* What to produce
Copy, exactly and only, the lines from the one with "Generate a Python" up to and including the one with "from matplotlib.ticker import MultipleLocator", leaving pictures out.

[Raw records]
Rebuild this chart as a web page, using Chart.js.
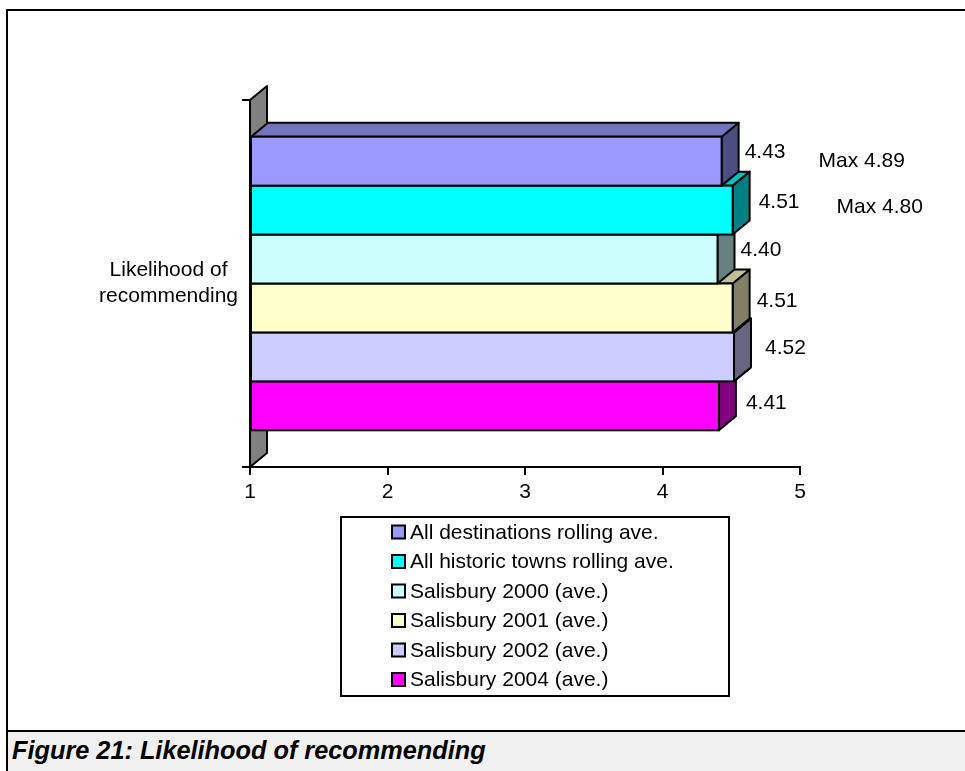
<!DOCTYPE html>
<html>
<head>
<meta charset="utf-8">
<title>Likelihood of recommending</title>
<script src="https://cdn.jsdelivr.net/npm/chart.js@4.4.1/dist/chart.umd.min.js"></script>
<style>
  html, body { margin: 0; padding: 0; background: #fff; }
  body { width: 965px; height: 771px; overflow: hidden; position: relative; }
  #frame {
    position: absolute; left: 6px; top: 9px; width: 1000px; height: 800px;
    border-left: 2px solid #000; border-top: 2px solid #000; box-sizing: border-box;
  }
  #chartBox { position: absolute; left: 0; top: 0; width: 965px; height: 730px; }
  #caption {
    position: absolute; left: 8px; top: 730px; width: 1000px; height: 60px;
    border-top: 2px solid #000; background: #f0f0f0;
  }
  #caption span {
    position: absolute; left: 4px; top: 6px; white-space: nowrap; color: #000;
    font: italic bold 25.3px/25px 'Liberation Sans', Arial, sans-serif;
  }
</style>
</head>
<body>
<div id="frame"></div>
<div id="chartBox"><canvas id="chart" width="965" height="730"></canvas></div>
<div id="caption"><span>Figure 21: Likelihood of recommending</span></div>
<script>
// ---- data ----
const categories = [['Likelihood of', 'recommending']];
const seriesNames = [
  'All destinations rolling ave.',
  'All historic towns rolling ave.',
  'Salisbury 2000 (ave.)',
  'Salisbury 2001 (ave.)',
  'Salisbury 2002 (ave.)',
  'Salisbury 2004 (ave.)'
];
const seriesValues = [4.43, 4.51, 4.40, 4.51, 4.52, 4.41];
const seriesMax = [4.89, 4.80, null, null, null, null];
const xTickValues = [1, 2, 3, 4, 5];
const axisMin = 1;
const axisMax = 5;

// ---- styling ----
const seriesColours = ['#9999FF', '#00FFFF', '#CCFFFF', '#FFFFCC', '#CCCCFF', '#FF00FF'];
const FONT = "'Liberation Sans', Arial, sans-serif";
const FONT_SIZE = 21;
const DEPTH_X = 17;   // 3-D depth offset to the right
const DEPTH_Y = 14;   // 3-D depth offset upwards
// value-label offsets [dx, dy] from the end of each bar's side face / bar centre
const labelNudges = [[6, -9], [9, -8], [6, -9], [7, -7], [14, -9], [10, -3]];
// "Max" note offsets [gap after value label, dy from bar centre]
const maxNudges = [[33, 0], [37, -3], null, null, null, null];

function shade(hex, f) {
  const n = parseInt(hex.slice(1), 16);
  const r = Math.round(((n >> 16) & 255) * f);
  const g = Math.round(((n >> 8) & 255) * f);
  const b = Math.round((n & 255) * f);
  return `rgb(${r},${g},${b})`;
}

function polygon(ctx, pts, fill) {
  ctx.beginPath();
  ctx.moveTo(pts[0][0], pts[0][1]);
  for (let i = 1; i < pts.length; i++) ctx.lineTo(pts[i][0], pts[i][1]);
  ctx.closePath();
  ctx.fillStyle = fill;
  ctx.fill();
  ctx.lineWidth = 2;
  ctx.strokeStyle = '#000';
  ctx.lineJoin = 'round';
  ctx.stroke();
}

// Grey side wall plus top and side faces of each bar, giving the 3-D look.
const depthPlugin = {
  id: 'depth3d',
  beforeDatasetsDraw(chart) {
    const { ctx, chartArea: a } = chart;
    ctx.save();
    polygon(ctx, [
      [a.left, a.top], [a.left + DEPTH_X, a.top - DEPTH_Y],
      [a.left + DEPTH_X, a.bottom - DEPTH_Y], [a.left, a.bottom]
    ], '#808080');
    ctx.restore();
  },
  beforeDatasetDraw(chart, args) {
    const ctx = chart.ctx;
    const colour = seriesColours[args.index];
    ctx.save();
    args.meta.data.forEach(bar => {
      const p = bar.getProps(['x', 'y', 'base', 'height'], true);
      const top = p.y - p.height / 2, bottom = p.y + p.height / 2;
      polygon(ctx, [
        [p.x, top], [p.x + DEPTH_X, top - DEPTH_Y],
        [p.x + DEPTH_X, bottom - DEPTH_Y], [p.x, bottom]
      ], shade(colour, 0.5));
      polygon(ctx, [
        [p.base, top], [p.base + DEPTH_X, top - DEPTH_Y],
        [p.x + DEPTH_X, top - DEPTH_Y], [p.x, top]
      ], shade(colour, 0.75));
    });
    ctx.restore();
  },
  afterDatasetDraw(chart, args) {
    const ctx = chart.ctx;
    ctx.save();
    ctx.lineWidth = 2;
    ctx.strokeStyle = '#000';
    args.meta.data.forEach(bar => {
      const p = bar.getProps(['x', 'y', 'base', 'height'], true);
      ctx.strokeRect(p.base, p.y - p.height / 2, p.x - p.base, p.height);
    });
    ctx.restore();
  }
};

// Value labels and the "Max" notes next to the first bars.
const labelPlugin = {
  id: 'valueLabels',
  afterDatasetsDraw(chart) {
    const ctx = chart.ctx;
    ctx.save();
    ctx.font = `${FONT_SIZE}px ${FONT}`;
    ctx.fillStyle = '#000';
    ctx.textAlign = 'left';
    ctx.textBaseline = 'middle';
    chart.data.datasets.forEach((ds, i) => {
      const bar = chart.getDatasetMeta(i).data[0];
      const p = bar.getProps(['x', 'y'], true);
      const text = ds.data[0].toFixed(2);
      const lx = p.x + DEPTH_X + labelNudges[i][0];
      const ly = p.y + labelNudges[i][1];
      ctx.fillText(text, lx, ly);
      if (seriesMax[i] != null && maxNudges[i]) {
        const mx = lx + ctx.measureText(text).width + maxNudges[i][0];
        ctx.fillText('Max ' + seriesMax[i].toFixed(2), mx, p.y + maxNudges[i][1]);
      }
    });
    ctx.restore();
  }
};

// Boxed, single-column legend below the axis.
const boxLegendPlugin = {
  id: 'boxLegend',
  afterDraw(chart, args, opts) {
    const ctx = chart.ctx;
    const items = chart.options.plugins.legend.labels.generateLabels(chart);
    ctx.save();
    ctx.lineWidth = 2;
    ctx.strokeStyle = '#000';
    ctx.strokeRect(opts.x, opts.y, opts.w, opts.h);
    ctx.font = `${FONT_SIZE}px ${FONT}`;
    ctx.textBaseline = 'middle';
    ctx.textAlign = 'left';
    items.forEach((it, i) => {
      const cy = opts.y + opts.firstRow + i * opts.rowStep;
      ctx.fillStyle = it.fillStyle;
      ctx.fillRect(opts.boxX, cy - opts.box / 2, opts.box, opts.box);
      ctx.lineWidth = 2;
      ctx.strokeRect(opts.boxX, cy - opts.box / 2, opts.box, opts.box);
      ctx.fillStyle = '#000';
      ctx.fillText(it.text, opts.textX, cy + 1);
    });
    ctx.restore();
  }
};

new Chart(document.getElementById('chart'), {
  type: 'bar',
  data: {
    labels: categories,
    datasets: seriesNames.map((name, i) => ({
      label: name,
      data: [seriesValues[i]],
      base: axisMin,
      backgroundColor: seriesColours[i],
      borderWidth: 0,
      categoryPercentage: 0.8,
      barPercentage: 1.0,
      clip: false
    }))
  },
  options: {
    indexAxis: 'y',
    responsive: false,
    devicePixelRatio: 1,
    animation: false,
    events: [],
    layout: { padding: { left: 90, right: 165, top: 100, bottom: 0 } },
    scales: {
      x: {
        type: 'linear',
        min: axisMin,
        max: axisMax,
        afterBuildTicks(scale) { scale.ticks = xTickValues.map(v => ({ value: v })); },
        grid: { drawOnChartArea: false, tickLength: 8, color: '#000', lineWidth: 2 },
        border: { color: '#000', width: 2 },
        ticks: { padding: 5, color: '#000', font: { family: FONT, size: FONT_SIZE } },
        afterFit(scale) { scale.height = 263; }
      },
      y: {
        type: 'category',
        grid: { offset: true, drawOnChartArea: false, tickLength: 8, color: '#000', lineWidth: 2 },
        border: { color: '#000', width: 2 },
        ticks: {
          crossAlign: 'center', padding: 4, color: '#000', autoSkip: false,
          font: { family: FONT, size: FONT_SIZE, lineHeight: 1.25 }
        },
        afterFit(scale) { scale.width = 160; }
      }
    },
    plugins: {
      legend: { display: false },
      tooltip: { enabled: false },
      boxLegend: { x: 341, y: 517, w: 388, h: 179, firstRow: 15, rowStep: 29.5, box: 13, boxX: 392, textX: 410 }
    }
  },
  plugins: [depthPlugin, labelPlugin, boxLegendPlugin]
});
</script>
</body>
</html>
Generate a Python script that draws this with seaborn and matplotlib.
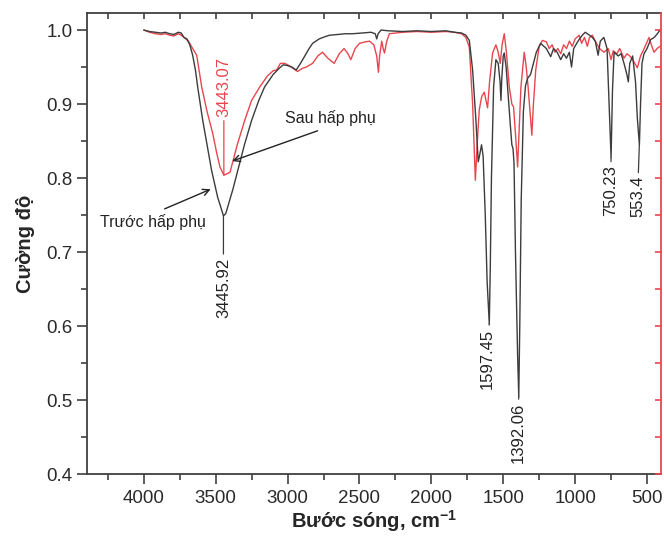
import numpy as np
import pandas as pd
import matplotlib
matplotlib.use("Agg")
import matplotlib.pyplot as plt
import seaborn as sns
from matplotlib.ticker import MultipleLocator

# spectrum before adsorption (black)
black_wn = [4000, 3960, 3920, 3880, 3850, 3820, 3790, 3760, 3740, 3720, 3700, 3680, 3660,
            3640, 3625, 3590, 3560, 3528, 3486, 3460, 3446, 3430, 3410, 3380, 3347, 3300,
            3250, 3200, 3160, 3100, 3060, 3030, 3000, 2970, 2940, 2910, 2880, 2850, 2826,
            2780, 2740, 2708, 2650, 2600, 2550, 2480, 2420, 2390, 2380, 2370, 2350, 2300,
            2200, 2100, 2000, 1900, 1840, 1790, 1760, 1736, 1713, 1690, 1674, 1665, 1651,
            1640, 1625, 1612, 1597, 1590, 1582, 1567, 1551, 1535, 1522, 1516, 1510, 1500,
            1493, 1480, 1465, 1450, 1440, 1432, 1425, 1415, 1400, 1392, 1385, 1375, 1360,
            1345, 1330, 1310, 1290, 1270, 1240, 1200, 1170, 1150, 1125, 1100, 1080, 1060,
            1040, 1025, 1010, 980, 950, 930, 900, 880, 860, 840, 825, 800, 778, 764, 750,
            740, 729, 700, 680, 660, 640, 630, 620, 600, 580, 567, 553, 545, 535, 521, 500,
            475, 450, 428, 410]
black_y = [1.000, 0.998, 0.997, 0.996, 0.997, 0.995, 0.994, 0.997, 0.996, 0.990, 0.988, 0.980, 0.966,
           0.945, 0.923, 0.878, 0.845, 0.810, 0.774, 0.758, 0.749, 0.752, 0.765, 0.785, 0.810, 0.845,
           0.878, 0.905, 0.923, 0.940, 0.948, 0.953, 0.952, 0.950, 0.946, 0.955, 0.965, 0.975, 0.982,
           0.988, 0.991, 0.993, 0.994, 0.995, 0.995, 0.996, 0.997, 0.995, 0.988, 0.995, 1.000, 0.999,
           0.998, 0.999, 0.998, 0.999, 0.997, 0.996, 0.993, 0.986, 0.946, 0.878, 0.822, 0.830, 0.845,
           0.830, 0.750, 0.660, 0.603, 0.680, 0.800, 0.923, 0.960, 0.955, 0.930, 0.905, 0.935, 0.965,
           0.969, 0.950, 0.910, 0.870, 0.845, 0.840, 0.820, 0.700, 0.560, 0.505, 0.600, 0.770, 0.890,
           0.925, 0.935, 0.940, 0.955, 0.970, 0.982, 0.975, 0.964, 0.975, 0.970, 0.960, 0.968, 0.962,
           0.970, 0.950, 0.975, 0.985, 0.993, 0.997, 0.993, 0.990, 0.985, 0.966, 0.985, 0.990, 0.975, 0.900, 0.828,
           0.920, 0.970, 0.965, 0.968, 0.955, 0.940, 0.930, 0.955, 0.965, 0.930, 0.880, 0.845, 0.900, 0.955, 0.968, 0.975,
           0.987, 0.990, 0.995, 1.000]

# spectrum after adsorption (red)
red_wn = [4000, 3960, 3920, 3880, 3850, 3820, 3790, 3760, 3740, 3720, 3690, 3660, 3632,
          3597, 3560, 3520, 3493, 3470, 3443, 3420, 3400, 3350, 3298, 3250, 3194, 3140,
          3100, 3076, 3050, 3020, 2990, 2960, 2930, 2900, 2870, 2826, 2790, 2757, 2720,
          2676, 2640, 2607, 2580, 2560, 2530, 2500, 2460, 2430, 2400, 2380, 2368, 2360,
          2345, 2335, 2326, 2310, 2292, 2200, 2100, 2000, 1900, 1840, 1790, 1760, 1736,
          1713, 1694, 1680, 1667, 1650, 1632, 1620, 1609, 1595, 1574, 1551, 1535, 1521,
          1508, 1493, 1478, 1458, 1440, 1428, 1415, 1400, 1390, 1377, 1354, 1340, 1327,
          1314, 1301, 1290, 1274, 1250, 1227, 1200, 1180, 1160, 1140, 1120, 1100, 1080,
          1060, 1040, 1020, 1000, 972, 955, 935, 915, 900, 880, 860, 830, 800, 770, 750,
          735, 710, 690, 660, 640, 620, 600, 567, 545, 520, 486, 470, 451, 430, 410]
red_y = [1.000, 0.997, 0.995, 0.994, 0.995, 0.993, 0.992, 0.995, 0.993, 0.990, 0.985, 0.975, 0.966,
         0.923, 0.890, 0.860, 0.834, 0.815, 0.804, 0.806, 0.808, 0.845, 0.878, 0.905, 0.923, 0.938,
         0.945, 0.946, 0.955, 0.955, 0.952, 0.948, 0.944, 0.948, 0.950, 0.955, 0.965, 0.970, 0.962,
         0.955, 0.968, 0.975, 0.968, 0.960, 0.975, 0.982, 0.984, 0.985, 0.980, 0.965, 0.943, 0.965,
         0.985, 0.975, 0.969, 0.985, 0.995, 0.997, 0.998, 0.997, 0.998, 0.997, 0.995, 0.990, 0.977,
         0.900, 0.797, 0.850, 0.892, 0.910, 0.916, 0.905, 0.895, 0.930, 0.969, 0.980, 0.970, 0.955,
         0.980, 0.995, 0.970, 0.923, 0.900, 0.896, 0.860, 0.815, 0.860, 0.923, 0.970, 0.950, 0.923,
         0.890, 0.858, 0.900, 0.946, 0.978, 0.986, 0.984, 0.975, 0.980, 0.970, 0.975, 0.968, 0.980,
         0.975, 0.985, 0.978, 0.988, 0.993, 0.982, 0.990, 0.978, 0.990, 0.993, 0.985, 0.975, 0.970, 0.975, 0.960,
         0.972, 0.968, 0.975, 0.962, 0.968, 0.965, 0.960, 0.949, 0.965, 0.975, 0.990, 0.980, 0.970, 0.975, 0.978]

# peak labels
black_peaks = [3445.92, 1597.45, 1392.06, 750.23, 553.4]
black_peak_y = [0.749, 0.603, 0.505, 0.828, 0.845]
black_text_pos = [(3446, 0.693), (1612, 0.597), (1398, 0.497), (752, 0.818), (566, 0.803)]
red_peak = 3443.07
red_peak_y = 0.804

BLACK = "#3c3c3c"
RED = "#e8464e"

sns.set_style("ticks")
plt.rcParams['font.family'] = ['Liberation Sans', 'DejaVu Sans']
plt.rcParams['mathtext.fontset'] = 'custom'
plt.rcParams['mathtext.rm'] = 'Liberation Sans'
plt.rcParams['mathtext.bf'] = 'Liberation Sans:bold'

fig = plt.figure(figsize=(6.64, 5.42), dpi=100)
ax = fig.add_axes([0.131, 0.125, 0.864, 0.851])

df_b = pd.DataFrame({"wn": black_wn, "y": black_y})
df_r = pd.DataFrame({"wn": red_wn, "y": red_y})
sns.lineplot(data=df_r, x="wn", y="y", color=RED, lw=1.0, ax=ax)
sns.lineplot(data=df_b, x="wn", y="y", color=BLACK, lw=1.0, ax=ax)

ax.set_xlim(4395, 405)
ax.set_ylim(0.4, 1.023)
ax.xaxis.set_major_locator(MultipleLocator(500))
ax.xaxis.set_minor_locator(MultipleLocator(250))
ax.yaxis.set_major_locator(MultipleLocator(0.1))
ax.yaxis.set_minor_locator(MultipleLocator(0.05))
ax.yaxis.set_major_formatter(matplotlib.ticker.FormatStrFormatter("%.1f"))
ax.tick_params(axis="both", which="major", direction="out", length=7, width=1.2,
               labelsize=13.5, colors="#404040", labelcolor="#2a2a2a")
ax.tick_params(axis="both", which="minor", direction="out", length=4, width=1.2, colors="#404040")
ax.tick_params(axis="x", pad=4)
for side in ["left", "bottom", "top"]:
    ax.spines[side].set_linewidth(1.3)
    ax.spines[side].set_color("#404040")
ax.spines["right"].set_visible(False)

# top ticks pointing in
top = ax.secondary_xaxis("top")
top.xaxis.set_major_locator(MultipleLocator(250))
top.tick_params(direction="in", length=4, width=1.2, labeltop=False, colors="#404040")
top.spines["top"].set_visible(False)

# red right axis
ax2 = ax.twinx()
ax2.set_ylim(ax.get_ylim())
ax2.yaxis.set_major_locator(MultipleLocator(0.05))
ax2.tick_params(axis="y", direction="in", length=4, width=1.2, colors=RED, labelright=False)
for side in ["left", "bottom", "top"]:
    ax2.spines[side].set_visible(False)
ax2.spines["right"].set_color(RED)
ax2.spines["right"].set_linewidth(1.3)

ax.set_xlabel("Bước sóng, cm$^{\\mathbf{-1}}$", fontsize=14.5, fontweight="bold", labelpad=1)
ax.set_ylabel("Cường độ", fontsize=14.5, fontweight="bold", labelpad=8)

# peak labels with leader lines
for wn, py, (tx, ty) in zip(black_peaks, black_peak_y, black_text_pos):
    ax.annotate(f"{wn}", xy=(wn, py), xytext=(tx, ty), rotation=90, ha="center", va="top",
                fontsize=12, color="#222222",
                arrowprops=dict(arrowstyle="-", color=BLACK, lw=0.9, shrinkA=0, shrinkB=0))
ax.annotate(f"{red_peak}", xy=(red_peak, red_peak_y), xytext=(red_peak, 0.882), rotation=90,
            ha="center", va="bottom", fontsize=12, color=RED,
            arrowprops=dict(arrowstyle="-", color=RED, lw=0.9, shrinkA=0, shrinkB=0))

# curve labels
ax.annotate("Sau hấp phụ", xy=(3385, 0.823), xytext=(2700, 0.881), fontsize=11.5,
            ha="center", va="center", color="#222222",
            arrowprops=dict(arrowstyle="->", color="#222222", lw=1.0, shrinkA=3, shrinkB=0,
                            relpos=(0.5, 0.0)))
ax.annotate("Trước hấp phụ", xy=(3535, 0.785), xytext=(3935, 0.741), fontsize=11.5,
            ha="center", va="center", color="#222222",
            arrowprops=dict(arrowstyle="->", color="#222222", lw=1.0, shrinkA=3, shrinkB=0,
                            relpos=(0.5, 1.0)))

fig.savefig("out.png", dpi=100)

* Answer to this problem
Generate a Python script that draws this with seaborn and matplotlib.
import numpy as np
import pandas as pd
import matplotlib
matplotlib.use("Agg")
import matplotlib.pyplot as plt
import seaborn as sns
from matplotlib.ticker import MultipleLocator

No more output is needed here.